The input
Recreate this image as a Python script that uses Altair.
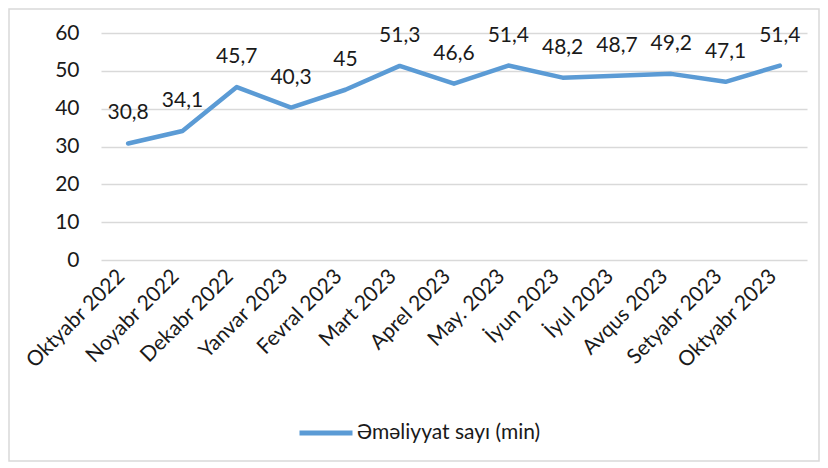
import altair as alt
import pandas as pd

months = ["Oktyabr 2022", "Noyabr 2022", "Dekabr 2022", "Yanvar 2023", "Fevral 2023",
          "Mart 2023", "Aprel 2023", "May. 2023", "İyun 2023", "İyul 2023",
          "Avqus 2023", "Setyabr 2023", "Oktyabr 2023"]
values = [30.8, 34.1, 45.7, 40.3, 45, 51.3, 46.6, 51.4, 48.2, 48.7, 49.2, 47.1, 51.4]
series_name = "Əməliyyat sayı (min)"


def fmt(v):
    return (f"{v:g}").replace(".", ",")


df = pd.DataFrame({
    "month": months,
    "value": values,
    "label": [fmt(v) for v in values],
    "series": [series_name] * len(months),
})

W, H = 706, 227
FONT = "Lato"
FS = 21
TXT = "#1a1a1a"

x = alt.X("month:N", sort=months, title=None,
          scale=alt.Scale(paddingInner=0, paddingOuter=0.5),
          axis=alt.Axis(labelAngle=-45, labelFontSize=FS, labelColor=TXT,
                        labelFont=FONT, ticks=False, domain=False, labelPadding=20,
                        labelBaseline="bottom", labelOverlap=False, labelLimit=0))
y = alt.Y("value:Q", title=None,
          scale=alt.Scale(domain=[0, 60]),
          axis=alt.Axis(values=[0, 10, 20, 30, 40, 50, 60], labelFontSize=FS,
                        labelColor=TXT, labelFont=FONT, ticks=False, domain=False,
                        labelPadding=22, gridColor="#d9d9d9", gridWidth=1.5))

frame = alt.Chart(pd.DataFrame({"a": [0]})).mark_rect(
    fill=None, stroke="#d9d9d9", strokeWidth=1.5
).encode(x=alt.value(-92), x2=alt.value(W + 12), y=alt.value(-24), y2=alt.value(H + 201))

line = alt.Chart(df).mark_line(strokeWidth=4.5, strokeCap="round", strokeJoin="round").encode(
    x=x, y=y,
    color=alt.Color("series:N", scale=alt.Scale(range=["#5B9BD5"]),
                    legend=alt.Legend(title=None, orient="none", legendX=196, legendY=371,
                                      symbolType="stroke", symbolSize=2809,
                                      symbolStrokeWidth=5, labelFontSize=FS,
                                      labelFont=FONT, labelColor=TXT, labelOffset=2,
                                      labelLimit=0)),
)

text = alt.Chart(df).mark_text(fontSize=FS, font=FONT, color=TXT, baseline="middle", dy=-30).encode(
    x=x, y=y, text="label:N"
)

chart = alt.layer(frame, line, text).properties(
    width=W, height=H,
    autosize=alt.AutoSizeParams(type="none"),
    padding={"left": 93, "top": 25, "right": 13, "bottom": 202},
).configure_view(stroke=None)

chart.save("out.html", embed_options={"renderer": "svg", "actions": False})
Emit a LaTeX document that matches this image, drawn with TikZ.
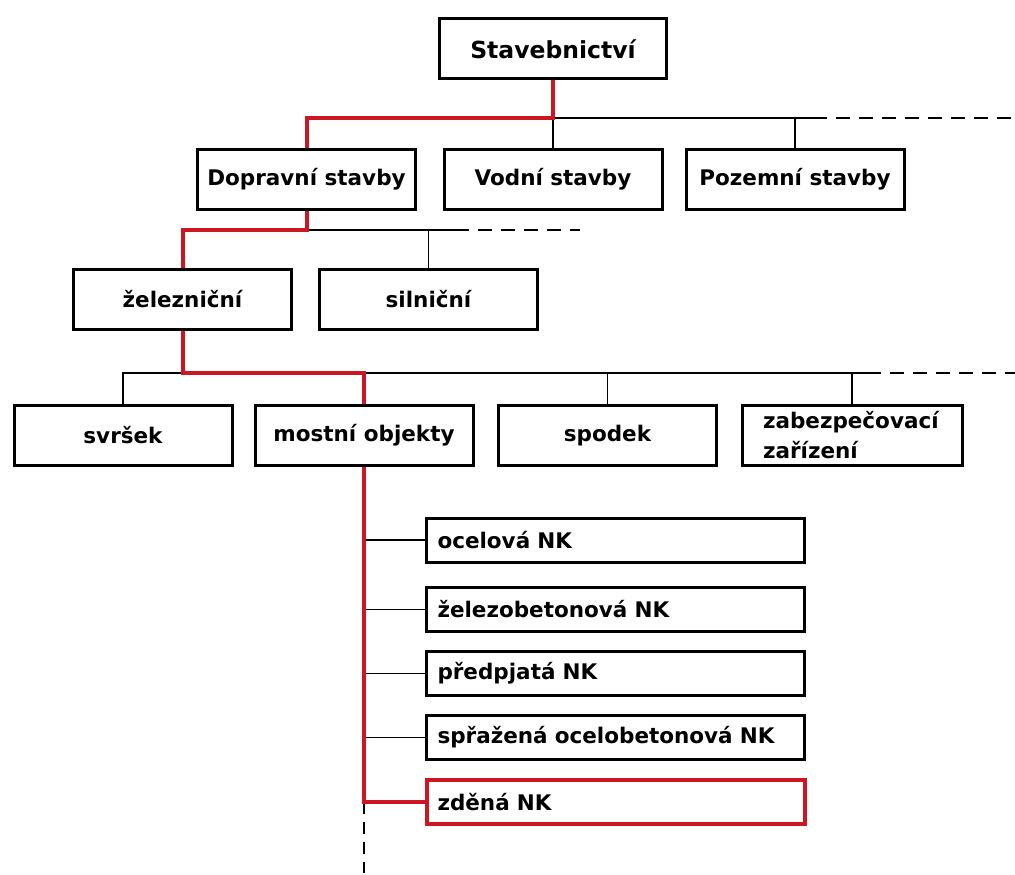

Job
Using the material above, state how many lines include the string "image". Answer with a single number.

Written solution
2